Investment signals and risk
Goodenough says the industry has been discussing hybrid hydro-battery projects for at least five years. There are now several concrete projects in development, though not yet at the stage of final investment decisions. Hybridisation is both “over and underestimated” because while the benefits are clear, uncertainty remains high. Small changes in grid-cost structures or reserve markets can dramatically affect profitability. Battery economics are especially sensitive. Investors therefore wait for policy stability before taking the final step.
Beyond market design, Goodenough highlights permitting as a critical barrier. Hydropower permitting is often very slow, significantly limiting capacity expansion. Batteries face less complex permitting but are still affected. Clearer, faster processes would accelerate deployment.
She also notes that advances in battery technology could shift the landscape. Solid-state batteries, long discussed in the industry, have seen first commercial-scale production in China. If they deliver lower costs and higher storage capacity, they could accelerate battery deployment significantly.
Goodenough expects most hybrid systems to emerge at existing hydropower sites because grid connections and electrical infrastructure are already in place. Hydropower siting is geographically constrained, making retrofit logical. Batteries, by contrast, “you can just place behind the powerhouse in principle almost everywhere.”
Regional leaders
Asia is clearly leading in hybrid potential. China alone has roughly 90GW of pumped storage under construction – more than the rest of the world combined – and dominates global battery production. Centralised decision-making and less stringent permitting accelerate this trend. Goodenough expects Asia – China in particular – to host the earliest large-scale hydro-battery hybrid systems.

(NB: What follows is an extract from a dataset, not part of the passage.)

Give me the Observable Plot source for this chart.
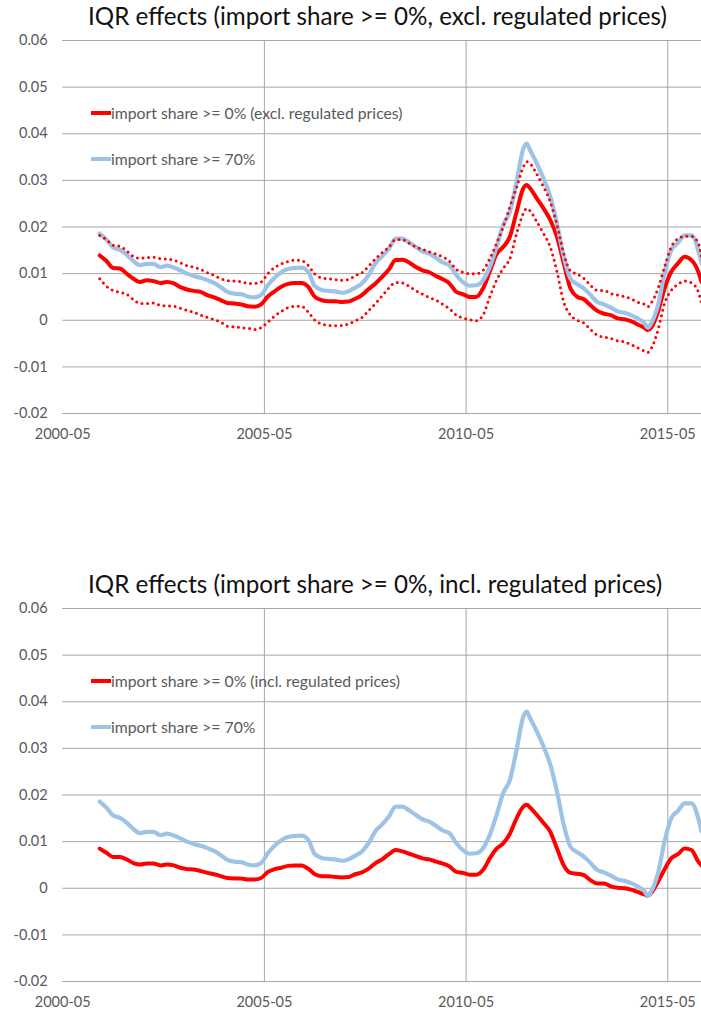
<!DOCTYPE html>
<html>
<head>
<meta charset="utf-8">
<script src="https://cdn.jsdelivr.net/npm/d3@7"></script>
<script src="https://cdn.jsdelivr.net/npm/@observablehq/plot@0.6"></script>
<style>
  html, body { margin: 0; padding: 0; background: #fff; }
  #wrap { position: relative; width: 701px; height: 1013px; overflow: hidden; font-family: Lato, "Open Sans", sans-serif; }
  .panel { position: absolute; left: 0; }
  .title { position: absolute; white-space: nowrap; color: #111; line-height: 30px; height: 30px; }
  .leg { position: absolute; white-space: nowrap; color: #595959; height: 20px; line-height: 20px; }
  .sw { position: absolute; left: 0; top: 8px; width: 20px; height: 4px; }
  .leg span.t { position: absolute; left: 20px; top: 0; }
</style>
</head>
<body>
<div id="wrap"></div>
<script>
// ---------- data ----------
const months = [
  "2001-04","2001-06","2001-08","2001-10","2001-12","2002-02","2002-04","2002-06","2002-08","2002-10",
  "2002-12","2003-02","2003-04","2003-06","2003-08","2003-10","2003-12","2004-02","2004-04","2004-06",
  "2004-08","2004-10","2004-12","2005-02","2005-04","2005-06","2005-08","2005-10","2005-12","2006-02",
  "2006-04","2006-06","2006-08","2006-10","2006-12","2007-02","2007-04","2007-06","2007-08","2007-10",
  "2007-12","2008-02","2008-04","2008-06","2008-08","2008-10","2008-12","2009-02","2009-04","2009-06",
  "2009-08","2009-10","2009-12","2010-02","2010-04","2010-06","2010-08","2010-10","2010-12","2011-02",
  "2011-04","2011-06","2011-08","2011-10","2011-11","2011-12","2012-02","2012-04","2012-06","2012-08",
  "2012-10","2012-12","2013-02","2013-04","2013-06","2013-08","2013-10","2013-12","2014-02","2014-04",
  "2014-06","2014-08","2014-10","2014-11","2014-12","2015-02","2015-04","2015-06","2015-08","2015-10",
  "2015-12","2016-02","2016-03"
];

// import share >= 70% (same series in both panels)
const share70 = [
  0.0186,0.0173,0.0156,0.0151,0.0141,0.0127,0.0118,0.0121,0.0121,0.0114,
  0.0117,0.0113,0.0107,0.0100,0.0095,0.0091,0.0086,0.0080,0.0071,0.0061,
  0.0057,0.0056,0.0051,0.0049,0.0054,0.0075,0.0091,0.0103,0.0110,0.0112,
  0.0113,0.0104,0.0073,0.0065,0.0063,0.0062,0.0059,0.0062,0.0070,0.0079,
  0.0097,0.0123,0.0137,0.0154,0.0175,0.0175,0.0167,0.0157,0.0148,0.0143,
  0.0134,0.0124,0.0118,0.0097,0.0082,0.0074,0.0075,0.0086,0.0114,0.0157,
  0.0204,0.0232,0.0297,0.0368,0.0379,0.0365,0.0336,0.0304,0.0265,0.0207,
  0.0136,0.0089,0.0077,0.0068,0.0054,0.0039,0.0034,0.0027,0.0019,0.0016,
  0.0011,0.0004,-0.0006,-0.0016,-0.0007,0.0032,0.0100,0.0150,0.0166,0.0182,
  0.0182,0.0150,0.0122
];

// import share >= 0% (excl. regulated prices)
const share0Excl = [
  0.0139,0.0127,0.0112,0.0111,0.0100,0.0089,0.0082,0.0086,0.0084,0.0080,
  0.0082,0.0079,0.0071,0.0066,0.0063,0.0061,0.0054,0.0049,0.0043,0.0037,
  0.0036,0.0034,0.0030,0.0029,0.0034,0.0051,0.0062,0.0072,0.0078,0.0080,
  0.0080,0.0072,0.0050,0.0043,0.0041,0.0041,0.0039,0.0040,0.0046,0.0054,
  0.0067,0.0079,0.0093,0.0109,0.0129,0.0130,0.0124,0.0114,0.0107,0.0103,
  0.0095,0.0088,0.0079,0.0061,0.0056,0.0050,0.0050,0.0068,0.0104,0.0142,
  0.0157,0.0179,0.0232,0.0283,0.0290,0.0283,0.0261,0.0240,0.0215,0.0179,
  0.0122,0.0068,0.0050,0.0045,0.0032,0.0020,0.0014,0.0011,0.0004,0.0002,
  -0.0002,-0.0009,-0.0016,-0.0021,-0.0016,0.0018,0.0068,0.0104,0.0122,0.0136,
  0.0129,0.0104,0.0082
];

// upper band (dotted)
const share0ExclUpper = [
  0.0182,0.0173,0.0161,0.0159,0.0149,0.0137,0.0133,0.0134,0.0135,0.0132,
  0.0131,0.0129,0.0123,0.0117,0.0114,0.0109,0.0102,0.0096,0.0089,0.0085,
  0.0084,0.0083,0.0079,0.0079,0.0082,0.0100,0.0113,0.0121,0.0126,0.0129,
  0.0128,0.0118,0.0099,0.0091,0.0089,0.0087,0.0086,0.0087,0.0096,0.0102,
  0.0116,0.0132,0.0145,0.0157,0.0173,0.0173,0.0165,0.0157,0.0152,0.0147,
  0.0142,0.0136,0.0127,0.0109,0.0103,0.0100,0.0100,0.0107,0.0132,0.0165,
  0.0200,0.0243,0.0285,0.0329,0.0340,0.0336,0.0313,0.0286,0.0254,0.0204,
  0.0143,0.0106,0.0099,0.0090,0.0075,0.0064,0.0064,0.0057,0.0054,0.0051,
  0.0046,0.0039,0.0034,0.0029,0.0037,0.0068,0.0114,0.0157,0.0175,0.0180,
  0.0180,0.0165,0.0136
];

// lower band (dotted)
const share0ExclLower = [
  0.0089,0.0073,0.0064,0.0060,0.0056,0.0044,0.0036,0.0036,0.0037,0.0032,
  0.0031,0.0030,0.0026,0.0021,0.0017,0.0011,0.0006,0.0001,-0.0004,-0.0013,
  -0.0014,-0.0016,-0.0017,-0.0020,-0.0016,-0.0004,0.0009,0.0019,0.0027,0.0030,
  0.0030,0.0018,0.0000,-0.0008,-0.0011,-0.0012,-0.0011,-0.0008,-0.0001,0.0006,
  0.0021,0.0036,0.0052,0.0069,0.0081,0.0080,0.0073,0.0063,0.0056,0.0049,
  0.0043,0.0034,0.0025,0.0011,0.0005,0.0001,-0.0001,0.0011,0.0050,0.0086,
  0.0111,0.0132,0.0186,0.0229,0.0240,0.0235,0.0211,0.0186,0.0157,0.0104,
  0.0039,0.0011,0.0000,-0.0006,-0.0020,-0.0032,-0.0036,-0.0039,-0.0044,-0.0046,
  -0.0052,-0.0059,-0.0066,-0.0069,-0.0061,-0.0021,0.0036,0.0064,0.0077,0.0084,
  0.0080,0.0061,0.0036
];

// import share >= 0% (incl. regulated prices)
const share0Incl = [
  0.0085,0.0076,0.0067,0.0067,0.0062,0.0054,0.0051,0.0053,0.0053,0.0049,
  0.0051,0.0049,0.0044,0.0041,0.0040,0.0037,0.0033,0.0030,0.0026,0.0022,
  0.0021,0.0021,0.0019,0.0019,0.0022,0.0035,0.0041,0.0044,0.0048,0.0049,
  0.0049,0.0042,0.0030,0.0026,0.0026,0.0024,0.0023,0.0024,0.0030,0.0034,
  0.0042,0.0054,0.0062,0.0073,0.0082,0.0079,0.0074,0.0069,0.0064,0.0062,
  0.0057,0.0053,0.0047,0.0035,0.0033,0.0029,0.0029,0.0039,0.0064,0.0085,
  0.0096,0.0117,0.0150,0.0175,0.0179,0.0173,0.0157,0.0140,0.0121,0.0085,
  0.0049,0.0033,0.0031,0.0028,0.0017,0.0010,0.0010,0.0004,0.0001,0.0000,
  -0.0003,-0.0008,-0.0013,-0.0016,-0.0010,0.0014,0.0040,0.0064,0.0073,0.0085,
  0.0082,0.0057,0.0049
];

const yTicks = [-0.02, -0.01, 0, 0.01, 0.02, 0.03, 0.04, 0.05, 0.06];
const xTickLabels = ["2000-05", "2005-05", "2010-05", "2015-05"];
const xGridLabels = ["2005-05", "2010-05", "2015-05"];
const xDomain = ["2000-05", "2016-03"];

const titles = [
  "IQR effects (import share >= 0%, excl. regulated prices)",
  "IQR effects (import share >= 0%, incl. regulated prices)"
];
const legendRed = [
  "import share >= 0% (excl. regulated prices)",
  "import share >= 0% (incl. regulated prices)"
];
const legendBlue = "import share >= 70%";

// ---------- rendering ----------
const RED = "#ff0000", BLUE = "#9dc3e6", GRID = "#a6a6a6";
const FONT = "Lato";
const parse = d3.utcParse("%Y-%m");
const series = vals => months.map((m, i) => ({date: parse(m), value: vals[i]}));

const ctx = document.createElement("canvas").getContext("2d");
function fit(text, target) {
  ctx.font = `100px ${FONT}`;
  return 100 * target / ctx.measureText(text).width;
}
const tickFont = fit("2000-05", 56) ;
const titleFont = fit(titles[0], 579);
const legFont = fit(legendRed[1], 289);

function panel(redVals, bands) {
  const marks = [
    Plot.ruleY(yTicks, {stroke: GRID, strokeWidth: 1}),
    Plot.ruleX(xGridLabels.map(parse), {stroke: GRID, strokeWidth: 1}),
    Plot.line(series(redVals), {x: "date", y: "value", stroke: RED, strokeWidth: 4, curve: "monotone-x"}),
    Plot.line(series(share70), {x: "date", y: "value", stroke: BLUE, strokeWidth: 4.2, curve: "monotone-x"})
  ];
  if (bands) {
    for (const b of bands) {
      marks.push(Plot.line(series(b), {x: "date", y: "value", stroke: RED, strokeWidth: 3,
        strokeDasharray: "0 5.6", strokeLinecap: "round", curve: "monotone-x"}));
    }
  }
  return Plot.plot({
    width: 701, height: 460,
    marginTop: 40, marginBottom: 47, marginLeft: 62.2, marginRight: 0,
    style: {fontFamily: FONT, fontSize: tickFont.toFixed(2) + "px", color: "#595959", background: "transparent", overflow: "visible"},
    x: {type: "utc", domain: xDomain.map(parse), ticks: xTickLabels.map(parse),
        tickFormat: d3.utcFormat("%Y-%m"), tickSize: 0, tickPadding: 15, label: null},
    y: {domain: [-0.02, 0.06], ticks: yTicks, tickFormat: d => d === 0 ? "0" : d.toFixed(2),
        tickSize: 0, tickPadding: 15, label: null},
    marks
  });
}

const wrap = document.getElementById("wrap");
const offsets = [0, 568];
const panels = [
  panel(share0Excl, [share0ExclUpper, share0ExclLower]),
  panel(share0Incl, null)
];

panels.forEach((svg, i) => {
  const top = offsets[i];
  svg.classList.add("panel");
  svg.style.top = top + "px";
  wrap.appendChild(svg);

  const t = document.createElement("div");
  t.className = "title";
  t.textContent = titles[i];
  t.style.fontSize = titleFont.toFixed(2) + "px";
  t.style.left = "88px";
  t.style.top = (top + 1) + "px";
  wrap.appendChild(t);

  const legs = [[legendRed[i], RED, 113], [legendBlue, BLUE, 159]];
  legs.forEach(([txt, col, y]) => {
    const d = document.createElement("div");
    d.className = "leg";
    d.style.left = "91px";
    d.style.top = (top + y - 10) + "px";
    d.style.fontSize = legFont.toFixed(2) + "px";
    const sw = document.createElement("div");
    sw.className = "sw";
    sw.style.background = col;
    const s = document.createElement("span");
    s.className = "t";
    s.textContent = txt;
    d.appendChild(sw);
    d.appendChild(s);
    wrap.appendChild(d);
  });
});
</script>
</body>
</html>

On the other hand, she mentions that North America is emerging as an innovation hub, with a robust pipeline of hybrid projects and real-world success stories like Idaho Falls Power’s water-powered microgrid, which demonstrates black start capability and grid resilience. On top of that, federal and state incentives for grid modernisation, alongside research leadership from institutions such as Lawrence Berkeley National Lab, reinforce this trend.
Nonetheless, Goodenough points out that Europe still remains a global leader in pumped storage technology but faces a catch-up challenge in battery deployment. While policy frameworks and renewable integration goals are strong, permitting complexity and slower investment cycles have limited hybrid adoption. However, Europe’s expertise in PSH and commitment to decarbonisation position it as a key player in the next wave of hybrid solutions.
By 2035: hydro still dominates stored energy
By 2035, global battery storage capacity is expected to reach 135-200GW. Pumped storage hydropower is projected at around 225GW. But looking at storage volume, hydropower will still dominate: batteries will hold 350-2300GWh, while hydropower will hold around 13,000GWh, “dwarfing” batteries by at least a factor of five.
Hydropower will therefore remain the backbone of global storage, even as batteries grow significantly. HYDROGRID expects to play a central role in this future, supporting both hydropower optimisation and hybrid systems. Goodenough describes hydropower as “the storage giant that orchestrates and enables moving towards a much more carbon-neutral form of energy generation,” with a role that will extend far beyond the next decade.